Freitag, 26. September 2014

Als ob es kein Morgen gäbe...

"It's closed!". 
"It`s already full!"
"It's not open yet!"

Diese Sätze gehören in das Repertoire jedes Tuk-Tuk-Drivers. Ist ja auch verständlich: Wenn man als Anbieter an Produkt B mehr verdient, der Kunde aber Produkt A wünscht, dann kann man ihm erzählen, dass Produkt A nicht verfügbar ist, Produkt B aber einen ähnlichen Zweck zu erfüllen verspricht. Blöd nur, wenn man dann feststellen muss, dass die Saphire aus Plastik sind oder der sympathische Herr mit dem Geld verschwindet, dass er für die anfänglichen Transaktionskosten des versprochenen Reichtums brauchen würde.
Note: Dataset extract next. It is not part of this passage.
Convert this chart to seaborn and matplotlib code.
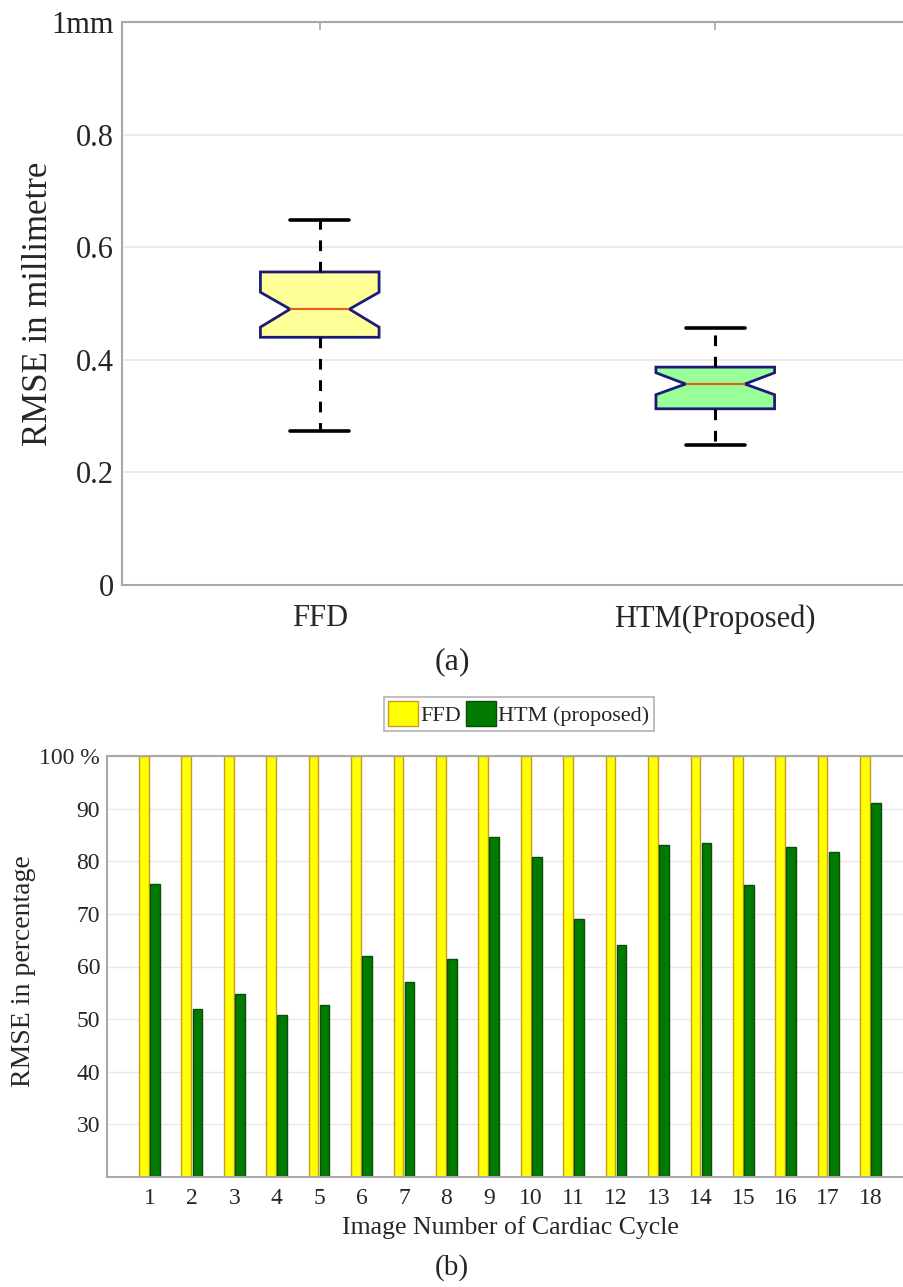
import matplotlib
matplotlib.use("Agg")
import matplotlib.pyplot as plt
from matplotlib.patches import Patch
import seaborn as sns
import pandas as pd

# ---- (a) box statistics of RMSE (mm) ----
methods_a = ["FFD", "HTM(Proposed)"]
box_whislo = [0.274, 0.249]
box_q1 = [0.440, 0.313]
box_cilo = [0.458, 0.338]
box_med = [0.490, 0.357]
box_cihi = [0.520, 0.377]
box_q3 = [0.556, 0.387]
box_whishi = [0.648, 0.456]
box_fill = ["#ffff99", "#99ff99"]
ytick_vals_a = [0, 0.2, 0.4, 0.6, 0.8, 1.0]
ytick_text_a = ["0", "0.2", "0.4", "0.6", "0.8", "1mm"]

# ---- (b) RMSE per image of the cardiac cycle (%) ----
image_numbers = [str(i) for i in range(1, 19)]
ffd_pct = [100] * 18
htm_pct = [75.7, 52.0, 54.8, 50.8, 52.6, 62.0, 57.0, 61.5, 84.7,
           80.9, 69.0, 64.0, 83.0, 83.5, 75.5, 82.8, 81.8, 91.1]
series_names = ["FFD", "HTM (proposed)"]
ytick_vals_b = [30, 40, 50, 60, 70, 80, 90, 100]
ytick_text_b = ["30", "40", "50", "60", "70", "80", "90", "100 %"]

sns.set_style("white")
plt.rcParams["font.family"] = ["Liberation Serif", "DejaVu Serif"]
plt.rcParams["mathtext.fontset"] = "stix"

W, H = 904, 1287
fig = plt.figure(figsize=(W / 100, H / 100), dpi=100)

spine_col = "#a8a8a8"
grid_col = "#e8e8e8"


def px_axes(left, top, right, bottom):
    return fig.add_axes([left / W, 1 - bottom / H, (right - left) / W, (bottom - top) / H])


# ================= (a) notched box plot =================
ax1 = px_axes(122, 22, 913, 585)
stats = []
for i, name in enumerate(methods_a):
    stats.append(dict(label=name, med=box_med[i], q1=box_q1[i], q3=box_q3[i],
                      cilo=box_cilo[i], cihi=box_cihi[i],
                      whislo=box_whislo[i], whishi=box_whishi[i], fliers=[]))
bp = ax1.bxp(stats, positions=[1, 2], widths=0.30, capwidths=0.15, shownotches=True,
             patch_artist=True, showfliers=False,
             boxprops=dict(edgecolor="#1c1c78", linewidth=2.0),
             whiskerprops=dict(color="black", linewidth=2.2, linestyle=(0, (3.5, 3.5))),
             capprops=dict(color="black", linewidth=2.6),
             medianprops=dict(color="#e0601a", linewidth=1.6))
for patch, col in zip(bp["boxes"], box_fill):
    patch.set_facecolor(col)

ax1.set_xlim(0.5, 2.5)
ax1.set_ylim(0, 1)
ax1.set_xticks([1, 2])
ax1.set_xticklabels(methods_a, fontsize=22)
ax1.set_yticks(ytick_vals_a)
ax1.set_yticklabels(ytick_text_a, fontsize=22)
ax1.yaxis.grid(True, color=grid_col, linewidth=1.2)
ax1.set_axisbelow(True)
ax1.tick_params(axis="both", direction="in", length=6, width=1.2, color=spine_col,
                top=True, right=True)
ax1.tick_params(axis="x", pad=14)
ax1.tick_params(axis="y", pad=6)
for s in ax1.spines.values():
    s.set_color(spine_col)
    s.set_linewidth(1.5)
ax1.set_ylabel("RMSE in millimetre", fontsize=25)
ax1.yaxis.set_label_coords(-0.085, 0.5)

fig.text(452 / W, 1 - 662 / H, "(a)", fontsize=23, ha="center", va="center")

# ================= (b) grouped bars =================
ax2 = px_axes(107, 756, 913, 1177)
df = pd.DataFrame({
    "Image": image_numbers * 2,
    "RMSE": ffd_pct + htm_pct,
    "Method": [series_names[0]] * len(image_numbers) + [series_names[1]] * len(image_numbers),
})
palette = {series_names[0]: "#ffff00", series_names[1]: "#007a00"}
edges = {series_names[0]: "#c89a1e", series_names[1]: "#0a4d0a"}
sns.barplot(data=df, x="Image", y="RMSE", hue="Method", order=image_numbers,
            hue_order=series_names, palette=palette, width=0.52, gap=0.12,
            linewidth=1.0, saturation=1, ax=ax2, legend=False)
n = len(image_numbers)
for k, bar in enumerate(ax2.patches[:2 * n]):
    bar.set_edgecolor(edges[series_names[k // n]])

ax2.set_xlim(-1, n)
ax2.set_ylim(20, 100)
ax2.set_yticks(ytick_vals_b)
ax2.set_yticklabels(ytick_text_b, fontsize=17)
ax2.set_xticks(range(n))
ax2.set_xticklabels(image_numbers, fontsize=17)
ax2.yaxis.grid(True, color=grid_col, linewidth=1.0)
ax2.set_axisbelow(True)
ax2.tick_params(axis="both", direction="in", length=5, width=1.0, color=spine_col,
                top=True, right=True)
ax2.tick_params(axis="x", pad=8, length=0)
ax2.tick_params(axis="y", pad=5)
for s in ax2.spines.values():
    s.set_color(spine_col)
    s.set_linewidth(1.5)
ax2.set_xlabel("Image Number of Cardiac Cycle", fontsize=18.5, labelpad=5)
ax2.set_ylabel("RMSE in percentage", fontsize=20)
ax2.yaxis.set_label_coords(-0.088, 0.49)

handles = [Patch(facecolor=palette[s], edgecolor=edges[s], linewidth=1.0) for s in series_names]
leg = ax2.legend(handles, series_names, loc="center", bbox_to_anchor=(0.511, 1.10),
                 ncol=2, fontsize=16, frameon=True, fancybox=False,
                 handlelength=1.35, handleheight=1.35, handletextpad=0.1,
                 columnspacing=0.2, borderpad=0.2, borderaxespad=0)
leg.get_frame().set_edgecolor("#a0a0a0")
leg.get_frame().set_linewidth(1.2)

fig.text(452 / W, 1 - 1268 / H, "(b)", fontsize=21, ha="center", va="center")

fig.savefig("out.png", dpi=100)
Und dabei wollte man doch eigentlich nur den Königspalast anschauen...

Aber es gibt sicherlich auch weniger durchschaubarere Tricks, für die nicht ganz soviel Naivität aufzuweisen ist. Auf meiner bisherigen Reise wurde ich bisher verschont. Sicherlich habe ich mal aus Unwissenheit ein Goldstück mehr bezahlt, aber auf dreiste Abzocke bin ich bisher nicht reingefallen. In vielen Fällen reicht es einfach aus, wenn man auf die oben aufgeführten Sätze gar nicht eingeht und auf Produkt A besteht. Dabei muss man natürlich immer freundlich bleiben zum Beispiel: "It's closed? Perfect! So there won't be any other tourists? Let's go!". Oder man wendet sich an jemanden anderen. 

Eine skurile Geschichte passiert mir allerdings als ich den Sonnenaufgang in Ankor Wat erleben möchte: 

Wäck - Wäck - Wäck… Mein Wecker reist mich aus dem Schlaf. Blick aufs Handy: 4.45 Uhr, tiefe Nacht in Siem Reap. Schlaftrunken mache ich mich zum Fahrradverleih. Dann folge ich den Tuk Tuks, die Richtung Norden fahren. Natürlich haben die Räder kein Licht, aber es gibt ja die Taschenlampenapp auf dem Smartphone. Vorbei an einem Friedhof, wo eine Morgenmesse gehalten wird, mache ich mich in Richtung Ankor Wat, um den Sonnenaufgang zu sehen. Ein Tuk-Tuk Fahrer, der mich überholt, brüllt mir zu „Come on, man! Hurry up!“.  Eine halbe Stunde später erreiche ich einen Check-Point der Touristenpolizei. „Mister, ticket please!“. Ne, ein Ticket habe ich noch nicht.
Ich erzähle der Dame, dass ich noch ein Ticket bräuchte. Daraufhin macht sie mich aufmerksam, dass man hier kein Ticket erwerben könne. Tickets gäbe es nur am Ticket Office und das habe ich offenbar vor 5 Kilometern übersehen. 

Suboptimal. Ich erkläre, dass wenn ich zurückfahre, ich den Sonnenaufgang verpassen werde. Ob es denn nicht auch ohne Ticket ginge? Darauf lassen sie sich an dem Check Point leider nicht ein. Zweiter Versuch: Ich komme morgen wieder und würde dann ein 2-Tagespass kaufen. Das sei doch eine gute Lösung? Die Frau scheint wenig begeistert von meinem Vorschlag. "Sorry Sir, tomorrow no sunrise!" Oha. Ganz so dramatisch habe ich die Situation nun nicht eingeschätzt. 
Aber wenn es tatsächlich kein Morgen gibt, dann sollte ich auf jeden Fall heute noch Ankor Wat sehen...

Nach einigem Hin und Her bietet mir ein etwas korpulenter Polizist einen Platz auf seinem Motorbike an und wir fahren gemeinsam zum Ticket Office. Als ich mit Ticket wieder bei meinem Fahrrad angelangt bin, darf ich den Check Point passieren. So komme ich rechtzeitig zum Sonnenaufgang.


Bleibt zu hoffen, dass die Sonne morgen doch aufgeht. Wenn nicht, sollte ich vielleicht heute so leben, als ob es kein morgen gäbe. Vielleicht sollte ich heute etwas wagen. 
Mit etwas Glück bin ich derjenige, dem tatsächlich die echten Saphire zugeschickt werden? Oder ich tue etwas Gutes und biete dem sympatischen Herren die Nutzung meines Kontos an, um sein Erbe aus Absurdistan nach Deutschland zu überführen? Da bleibe ich lieber abgezockt als abgezockt zu werden. Auch morgen.